Kuno is excited by exploring historic engagements with land and efforts toward political education within Black liberation movements. Kuno concentrates in Africana Studies, where he also serves as a Department Undergraduate Leader and has worked as an Undergraduate Teaching Assistant for an archival course in the Department. Kuno participated in Brown's Transformative Justice Practitioner Program and serves as a student coordinator for the Transformative Justice Initiative, which seeks to help communities address harm and build more accountable relationships. Kuno has previously served as a Minority Peer Counselor, worked with the abolitionist student group Railroad, and has served as the community development chair for Brown’s Black Pre-Law Association.

Project: 

The election of the candidate collective known as Quilombo Periférico to the São Paulo Municipal Chamber in 2020 advanced the development of quilombismo, a concept theorized by the late Afro-Brazilian politician Abdias Nascimento.
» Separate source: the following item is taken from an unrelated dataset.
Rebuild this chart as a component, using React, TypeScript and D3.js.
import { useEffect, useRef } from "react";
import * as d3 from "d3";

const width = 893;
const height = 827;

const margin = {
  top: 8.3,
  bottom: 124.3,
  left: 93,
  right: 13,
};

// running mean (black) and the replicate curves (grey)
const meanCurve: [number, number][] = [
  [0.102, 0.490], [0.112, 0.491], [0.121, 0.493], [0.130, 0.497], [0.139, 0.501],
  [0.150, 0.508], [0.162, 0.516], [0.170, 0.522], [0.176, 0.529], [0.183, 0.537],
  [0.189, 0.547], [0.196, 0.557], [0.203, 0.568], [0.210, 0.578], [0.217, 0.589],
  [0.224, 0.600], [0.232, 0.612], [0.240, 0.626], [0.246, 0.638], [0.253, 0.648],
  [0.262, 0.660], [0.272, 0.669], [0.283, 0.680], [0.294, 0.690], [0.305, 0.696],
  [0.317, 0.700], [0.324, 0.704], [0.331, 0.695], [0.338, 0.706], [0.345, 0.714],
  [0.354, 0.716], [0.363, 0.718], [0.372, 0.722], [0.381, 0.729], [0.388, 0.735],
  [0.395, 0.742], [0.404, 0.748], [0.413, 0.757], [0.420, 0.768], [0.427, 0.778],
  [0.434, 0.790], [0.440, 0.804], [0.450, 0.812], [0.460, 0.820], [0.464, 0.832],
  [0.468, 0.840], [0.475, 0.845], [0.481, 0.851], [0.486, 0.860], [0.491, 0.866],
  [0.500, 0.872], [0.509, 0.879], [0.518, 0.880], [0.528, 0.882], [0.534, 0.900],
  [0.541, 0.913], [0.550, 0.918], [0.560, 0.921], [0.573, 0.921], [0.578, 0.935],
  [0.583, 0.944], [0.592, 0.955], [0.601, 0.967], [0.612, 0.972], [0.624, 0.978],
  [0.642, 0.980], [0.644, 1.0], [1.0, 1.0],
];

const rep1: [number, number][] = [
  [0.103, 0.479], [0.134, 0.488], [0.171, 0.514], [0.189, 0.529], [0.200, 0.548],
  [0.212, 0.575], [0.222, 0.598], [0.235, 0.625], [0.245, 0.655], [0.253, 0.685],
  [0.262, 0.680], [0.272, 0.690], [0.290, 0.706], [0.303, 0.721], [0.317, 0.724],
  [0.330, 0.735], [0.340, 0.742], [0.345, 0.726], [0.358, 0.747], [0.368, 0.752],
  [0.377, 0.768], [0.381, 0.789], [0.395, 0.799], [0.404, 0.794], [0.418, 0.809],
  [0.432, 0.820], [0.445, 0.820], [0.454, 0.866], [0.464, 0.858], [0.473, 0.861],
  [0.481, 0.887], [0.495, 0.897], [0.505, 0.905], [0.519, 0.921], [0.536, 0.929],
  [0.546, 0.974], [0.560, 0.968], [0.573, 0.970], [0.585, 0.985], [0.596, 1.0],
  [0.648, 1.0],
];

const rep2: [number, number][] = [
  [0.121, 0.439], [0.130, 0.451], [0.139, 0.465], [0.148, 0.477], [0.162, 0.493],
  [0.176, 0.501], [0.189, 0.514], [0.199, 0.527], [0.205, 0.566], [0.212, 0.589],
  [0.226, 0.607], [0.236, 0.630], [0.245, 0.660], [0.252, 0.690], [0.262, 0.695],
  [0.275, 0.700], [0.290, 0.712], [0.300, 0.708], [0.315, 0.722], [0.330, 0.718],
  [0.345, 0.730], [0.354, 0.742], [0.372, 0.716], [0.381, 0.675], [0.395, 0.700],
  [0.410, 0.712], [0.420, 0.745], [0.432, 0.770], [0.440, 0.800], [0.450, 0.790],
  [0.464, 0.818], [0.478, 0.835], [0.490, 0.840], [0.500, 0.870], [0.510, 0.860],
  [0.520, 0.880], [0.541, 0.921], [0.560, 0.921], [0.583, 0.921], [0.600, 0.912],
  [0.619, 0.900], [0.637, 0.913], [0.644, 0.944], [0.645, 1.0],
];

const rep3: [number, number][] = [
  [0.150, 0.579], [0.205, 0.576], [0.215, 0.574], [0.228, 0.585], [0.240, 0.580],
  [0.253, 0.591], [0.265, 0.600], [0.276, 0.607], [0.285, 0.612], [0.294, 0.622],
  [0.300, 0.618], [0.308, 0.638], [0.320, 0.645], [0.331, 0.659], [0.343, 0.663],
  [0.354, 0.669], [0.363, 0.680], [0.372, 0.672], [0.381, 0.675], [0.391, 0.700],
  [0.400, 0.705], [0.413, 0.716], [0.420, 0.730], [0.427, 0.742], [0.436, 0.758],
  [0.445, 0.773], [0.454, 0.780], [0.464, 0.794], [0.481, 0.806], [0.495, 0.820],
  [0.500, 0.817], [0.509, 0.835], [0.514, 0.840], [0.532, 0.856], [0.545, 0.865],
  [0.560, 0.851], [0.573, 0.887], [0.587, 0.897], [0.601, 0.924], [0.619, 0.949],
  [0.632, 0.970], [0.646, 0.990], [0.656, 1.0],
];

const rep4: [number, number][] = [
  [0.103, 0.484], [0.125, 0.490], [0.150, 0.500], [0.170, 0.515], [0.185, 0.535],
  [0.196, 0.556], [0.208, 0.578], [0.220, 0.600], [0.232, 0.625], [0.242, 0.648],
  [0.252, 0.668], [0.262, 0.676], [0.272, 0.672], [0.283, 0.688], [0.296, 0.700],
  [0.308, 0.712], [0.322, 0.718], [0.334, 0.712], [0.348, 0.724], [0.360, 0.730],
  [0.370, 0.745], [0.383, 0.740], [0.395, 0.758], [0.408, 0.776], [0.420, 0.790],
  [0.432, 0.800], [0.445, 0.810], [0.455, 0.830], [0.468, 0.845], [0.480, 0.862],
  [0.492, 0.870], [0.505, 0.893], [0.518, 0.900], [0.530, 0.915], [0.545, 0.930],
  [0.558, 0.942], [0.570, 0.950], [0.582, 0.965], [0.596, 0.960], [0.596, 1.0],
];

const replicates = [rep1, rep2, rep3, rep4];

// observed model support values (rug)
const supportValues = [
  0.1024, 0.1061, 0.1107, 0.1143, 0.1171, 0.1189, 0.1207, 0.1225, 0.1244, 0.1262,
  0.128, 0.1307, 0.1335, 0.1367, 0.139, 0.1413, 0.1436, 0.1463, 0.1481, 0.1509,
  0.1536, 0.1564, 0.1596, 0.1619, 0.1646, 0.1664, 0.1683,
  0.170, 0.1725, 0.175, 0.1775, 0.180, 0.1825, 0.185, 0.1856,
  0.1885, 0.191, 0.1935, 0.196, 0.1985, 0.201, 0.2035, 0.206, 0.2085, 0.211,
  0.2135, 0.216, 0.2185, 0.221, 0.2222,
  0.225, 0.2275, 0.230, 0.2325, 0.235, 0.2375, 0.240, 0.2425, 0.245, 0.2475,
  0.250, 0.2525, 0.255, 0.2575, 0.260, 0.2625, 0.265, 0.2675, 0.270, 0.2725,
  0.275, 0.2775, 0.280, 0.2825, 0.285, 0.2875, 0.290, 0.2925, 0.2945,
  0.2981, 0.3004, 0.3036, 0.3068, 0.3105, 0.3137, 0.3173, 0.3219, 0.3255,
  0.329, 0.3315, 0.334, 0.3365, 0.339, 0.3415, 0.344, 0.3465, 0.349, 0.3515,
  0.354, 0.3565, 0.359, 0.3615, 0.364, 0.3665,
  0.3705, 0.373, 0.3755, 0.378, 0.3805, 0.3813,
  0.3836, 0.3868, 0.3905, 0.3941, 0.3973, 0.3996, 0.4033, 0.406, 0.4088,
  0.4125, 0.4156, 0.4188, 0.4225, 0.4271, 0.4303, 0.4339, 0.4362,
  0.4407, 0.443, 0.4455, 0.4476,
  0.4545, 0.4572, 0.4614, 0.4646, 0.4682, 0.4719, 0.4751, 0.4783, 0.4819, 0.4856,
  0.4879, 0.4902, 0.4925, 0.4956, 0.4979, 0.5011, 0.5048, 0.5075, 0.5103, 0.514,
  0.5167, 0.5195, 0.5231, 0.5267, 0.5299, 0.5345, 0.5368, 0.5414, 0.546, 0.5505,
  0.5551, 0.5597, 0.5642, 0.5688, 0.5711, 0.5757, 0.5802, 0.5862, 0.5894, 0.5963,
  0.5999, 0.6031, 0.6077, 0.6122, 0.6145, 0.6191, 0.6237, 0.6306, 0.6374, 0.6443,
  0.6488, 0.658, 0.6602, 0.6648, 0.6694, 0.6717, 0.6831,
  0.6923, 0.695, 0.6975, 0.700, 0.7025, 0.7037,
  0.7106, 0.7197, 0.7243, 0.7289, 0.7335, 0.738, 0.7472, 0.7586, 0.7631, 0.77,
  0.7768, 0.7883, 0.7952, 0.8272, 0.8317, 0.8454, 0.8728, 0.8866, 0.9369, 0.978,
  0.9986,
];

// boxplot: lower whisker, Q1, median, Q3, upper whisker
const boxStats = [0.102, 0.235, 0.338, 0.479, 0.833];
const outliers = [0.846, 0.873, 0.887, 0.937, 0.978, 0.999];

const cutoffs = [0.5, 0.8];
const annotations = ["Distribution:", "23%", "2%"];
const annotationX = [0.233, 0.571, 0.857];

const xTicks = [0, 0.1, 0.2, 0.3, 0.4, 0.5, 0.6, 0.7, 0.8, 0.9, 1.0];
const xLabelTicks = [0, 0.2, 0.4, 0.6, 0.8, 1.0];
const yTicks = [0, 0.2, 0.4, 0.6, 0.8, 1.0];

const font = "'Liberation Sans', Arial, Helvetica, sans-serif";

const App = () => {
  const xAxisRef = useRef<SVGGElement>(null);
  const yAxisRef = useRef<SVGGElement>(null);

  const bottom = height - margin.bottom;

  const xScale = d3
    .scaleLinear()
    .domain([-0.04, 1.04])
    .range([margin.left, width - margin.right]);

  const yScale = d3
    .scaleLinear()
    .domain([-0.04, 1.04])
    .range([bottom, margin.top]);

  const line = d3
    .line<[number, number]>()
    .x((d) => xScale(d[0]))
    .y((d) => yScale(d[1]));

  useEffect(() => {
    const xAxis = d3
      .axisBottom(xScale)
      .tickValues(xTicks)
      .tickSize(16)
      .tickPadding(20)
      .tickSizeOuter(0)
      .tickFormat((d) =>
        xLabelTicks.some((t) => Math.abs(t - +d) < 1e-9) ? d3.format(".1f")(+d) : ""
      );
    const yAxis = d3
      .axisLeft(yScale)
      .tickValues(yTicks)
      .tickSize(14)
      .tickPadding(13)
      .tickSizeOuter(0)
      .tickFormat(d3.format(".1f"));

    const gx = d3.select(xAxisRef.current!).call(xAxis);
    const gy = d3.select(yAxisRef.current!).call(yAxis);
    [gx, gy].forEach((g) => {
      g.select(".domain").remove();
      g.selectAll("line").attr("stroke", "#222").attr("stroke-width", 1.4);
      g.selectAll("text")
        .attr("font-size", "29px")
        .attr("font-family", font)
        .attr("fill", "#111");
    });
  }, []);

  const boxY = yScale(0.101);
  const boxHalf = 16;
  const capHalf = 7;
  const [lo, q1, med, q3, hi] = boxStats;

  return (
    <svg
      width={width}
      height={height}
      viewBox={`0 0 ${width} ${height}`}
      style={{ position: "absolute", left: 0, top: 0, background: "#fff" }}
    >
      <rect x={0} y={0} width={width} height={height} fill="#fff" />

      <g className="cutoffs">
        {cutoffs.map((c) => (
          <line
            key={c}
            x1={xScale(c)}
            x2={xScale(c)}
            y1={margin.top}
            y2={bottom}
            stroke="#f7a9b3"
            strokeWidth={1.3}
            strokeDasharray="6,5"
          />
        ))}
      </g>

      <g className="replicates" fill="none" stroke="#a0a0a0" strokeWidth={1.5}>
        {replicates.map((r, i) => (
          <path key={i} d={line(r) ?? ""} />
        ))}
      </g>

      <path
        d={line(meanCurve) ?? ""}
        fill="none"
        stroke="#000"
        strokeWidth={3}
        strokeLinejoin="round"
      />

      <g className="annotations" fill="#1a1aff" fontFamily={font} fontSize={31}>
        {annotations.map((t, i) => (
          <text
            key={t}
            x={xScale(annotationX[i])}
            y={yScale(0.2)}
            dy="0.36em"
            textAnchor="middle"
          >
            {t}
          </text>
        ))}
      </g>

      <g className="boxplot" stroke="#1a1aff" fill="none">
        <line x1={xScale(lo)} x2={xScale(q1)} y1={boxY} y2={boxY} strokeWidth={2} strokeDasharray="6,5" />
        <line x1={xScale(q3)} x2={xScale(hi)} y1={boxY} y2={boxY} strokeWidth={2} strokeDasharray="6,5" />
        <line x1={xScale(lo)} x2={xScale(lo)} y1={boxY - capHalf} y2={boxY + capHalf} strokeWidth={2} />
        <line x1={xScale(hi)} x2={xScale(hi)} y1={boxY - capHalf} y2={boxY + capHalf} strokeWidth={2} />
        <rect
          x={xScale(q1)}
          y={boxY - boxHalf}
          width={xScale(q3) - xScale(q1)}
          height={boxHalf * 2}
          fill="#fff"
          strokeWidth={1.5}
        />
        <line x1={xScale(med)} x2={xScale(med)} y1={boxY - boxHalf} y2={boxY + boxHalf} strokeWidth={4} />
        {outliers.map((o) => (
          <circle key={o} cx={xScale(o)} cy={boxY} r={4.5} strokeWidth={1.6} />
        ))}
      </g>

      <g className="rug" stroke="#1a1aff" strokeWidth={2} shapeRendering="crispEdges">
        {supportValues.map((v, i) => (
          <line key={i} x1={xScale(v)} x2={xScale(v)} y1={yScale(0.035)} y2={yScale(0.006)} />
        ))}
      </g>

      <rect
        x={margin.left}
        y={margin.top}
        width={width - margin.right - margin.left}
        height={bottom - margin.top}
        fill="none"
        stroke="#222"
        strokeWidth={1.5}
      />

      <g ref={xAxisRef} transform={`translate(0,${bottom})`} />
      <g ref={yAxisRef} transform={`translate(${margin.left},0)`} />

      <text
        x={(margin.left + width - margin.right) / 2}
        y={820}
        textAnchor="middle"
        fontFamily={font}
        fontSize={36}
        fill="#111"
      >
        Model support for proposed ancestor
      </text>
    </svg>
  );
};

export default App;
This project seeks to chart formations of quilombismo as an Afro-Brazilian political theory and organizing strategy through archival research in the collections of my mentor (and close colleague of Nascimento), the late Brown University Professor Anani Dzidzienyo, and semi-structured interviews with members of Quilombo Periférico. My project aims to further the legacy of Professor Dzidzienyo’s extensive research on Nascimento’s ideas by documenting the innovative efforts of one Afro-diasporic political collective, Quilombo Periférico, to build consciousness and power by engaging historic narratives and practices of resistance.